Recovering the Jesus-Shaped God
In part the answer is tied up to a wider culture which has become alienated from the particularities of the Christian story. Instead of believing or denying a Jesus-shaped God, our secular society is increasingly busy affirming or renouncing the God of Descartes. The New Atheists (Ditchkins and co) have built a giant apologetics industry to put the final nail in the coffin of this ailing deity, while a new breed of anti-humanist Christians strive to defend ‘God the watchmaker’ and ‘God the grand designer’. If either party believe they are arguing for or against Christianity, they are both sorely mistaken. Yet, Friends have become sucked into these same debates, feeling they must take a stance on a God others tell them they must have an opinion about. Yet, I would argue that such a God has never really been the God of Friends. Descartes God-hypothesis is not Fox’s Christ who ‘has come to teach His people Himself’ nor James Naylor’s spirit ‘that delights to do no evil’ (QF&P 19:12). Yet Friends are repeatedly told by atheists and theists that the Cartesian God is all that is on offer. It is not surprising therefore that Friends should start reflecting these dominant patterns of thought.

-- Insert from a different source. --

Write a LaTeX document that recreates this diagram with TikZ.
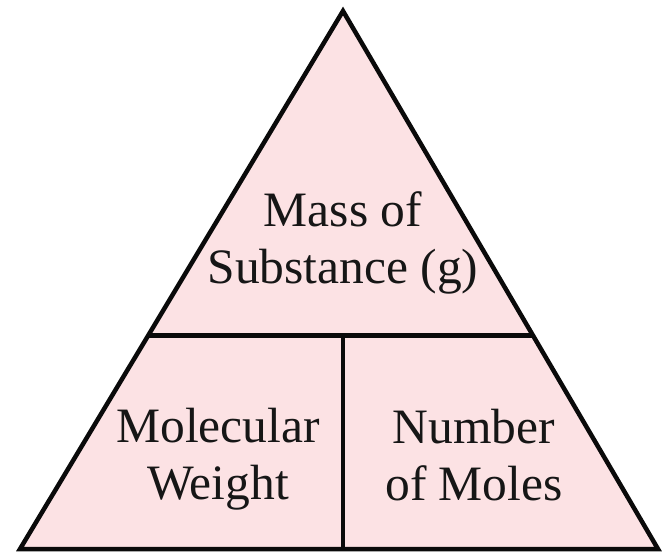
\documentclass[tikz,border=0pt]{standalone}
\usepackage{fontspec}
\setmainfont{Liberation Serif}
\usetikzlibrary{calc}
\usepackage{color}
\definecolor{panel}{RGB}{252, 226, 228}
\definecolor{inkline}{RGB}{10, 10, 10}

\begin{document}
\begin{tikzpicture}[x=1pt, y=-1pt, line width=4.5pt, every node/.style={align=center, font=\fontsize{49.5}{57}\selectfont, text=inkline!95}]
            \useasboundingbox (0,0) rectangle (663,551);
            \coordinate (apex) at (343,11);
            \coordinate (lc) at (20,549);
            \coordinate (rc) at (658,549);
            \coordinate (ml) at ($(lc)!0.3966!(apex)$);
            \coordinate (mr) at ($(rc)!0.3966!(apex)$);
            \coordinate (mt) at ($(ml)!(apex)!(mr)$);
            \coordinate (mb) at (mt |- lc);
            
            \draw[draw=inkline, fill=panel] (apex) -- (rc) -- (lc) -- cycle;
            \draw[draw=inkline] (ml) -- (mr);
            \draw[draw=inkline] (mt) -- (mb);
            
            \node (mass) at (343,243) {Mass of\\Substance (g)};
            \node (mw) at (218,459) {Molecular\\Weight};
            \node (moles) at (474,455) {Number\\of Moles};
        \end{tikzpicture}
\end{document}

Such trends have been further reinforced by our recent history. Take the well-known Quaker phrase ‘that of God in everyone’. Before the emergence of Liberal Quakerism, the dominant view among Friends was that the God evoked here was the Spirit known in Christ. This God had a story and a definable character. Yet with the advent of the progressive 19th century, an increasing number of Friends began to describe this inward God in terms of the generic deity of Descartes. Under the weight of theological liberalism the God of Christ was transfigured into a universal principle, the Platonic ‘divine reason in man’. Given this obscuration of original Quaker grammar, it is easy to see how we reached our present situation. While the key formula of our British Liberal Quakerism is “rooted in Christianity, open to new light” (QF&P 1.02) a universalistic reinterpretation of key Quaker insights, has left many Friends estranged from these Christian roots. This in turn leaves the God of Christianity increasingly out on a limb in the Society. In the accompanying vacuum two interlocking phenomena are allowed to grow: a vague storyless deity, as well as an open rejection of theological language. Always prescient, there is something in the following words of Pascal’s that offer a window into our present condition:
All who seek God without Jesus Christ, and who rest in nature, either find no light to satisfy them, or come to form for themselves a means of knowing God and serving Him without a mediator. Thereby they fall either into atheism, or into deism, two things which the Christian religion abhors almost equally (Pensées 556:12).
To translate this insight into our own situation, without healthy Christian roots, latter-day British Quakerism has been thrown back on the dominant God-hypothesis of our culture; a theory of God which leads either to the God of the gaps (which Pascal calls ‘deism’) or non-theism. Yet, there is an alternative to these two visions; a God-talk that embraces the hard truths of existence (our sense of insignificance and abandonment) while at the same time giving depth and substance to our religious language. This third way between theism and non-theism is found in a man laid out upon a cross. His life encompasses all the horror and beauty of the empirical facts. In his cry “Eli, Eli, lema sabachthani?” (“My God, my God, why have you forsaken me?”) is expressed the brutal reality of we chatty and insignificant apes, darting through an uncertain cosmic night. In this respect, God’s suffering on the cross is not a pleasant sticking-plaster in the face of the wounds life itself might inflict upon our fantasies. Rather, this dying man is a a radical disclosure of those wounds. In this sense the revelation of the non-theist (Nietzsche’s much mourned ‘death of God’) is itself foreshadowed in the crucifixion. Such is the power of the Christian story that it can imagine the very desolation of God. For one daring and paradoxical moment, Christ himself becomes a non-theist and the world is emptied of God.
What might these startling images tell us about the present debate in Friends between so-called theists and non-theists? Doubtless for David and others, all of this theologising is simply an appeal to believe six impossible things before breakfast. The person of Jesus has immense poetic value for many non-theists Friends, yet for these same Friends, the life of Jesus can never be a means of knowing the structure of the world as science ‘knows’ its structure. But there are still many of us who refuse to disentangle the poetry of Jesus from the truth of the Gospel. Indeed, it is my contention that a return to a Christ-shaped Quakerism is the most appropriate glue for piecing our religious life and our theology back together. Does this approach exclude non-realists like David? One would have to ask individual non-theist Friends, yet I sense a deep well of fellowship at the foot of the cross. In the iconoclasm of a self-emptying and suffering God, we will constantly find the destruction of our cherished images of a transcendental mystical sky-father. Through this cruciform logic, we are forced to look closer to home for a God-language. Mud and blood must become the building-blocks of our theology, not some ethereal notion of the numinous. We must look to the wounded, the despaired of and the lonely for a theological meaning. We must in other words become religious humanists, enmeshed in the here and now, our eyes always looking earthward. Could this provide a bridge between theists and non-theists? Only time will tell.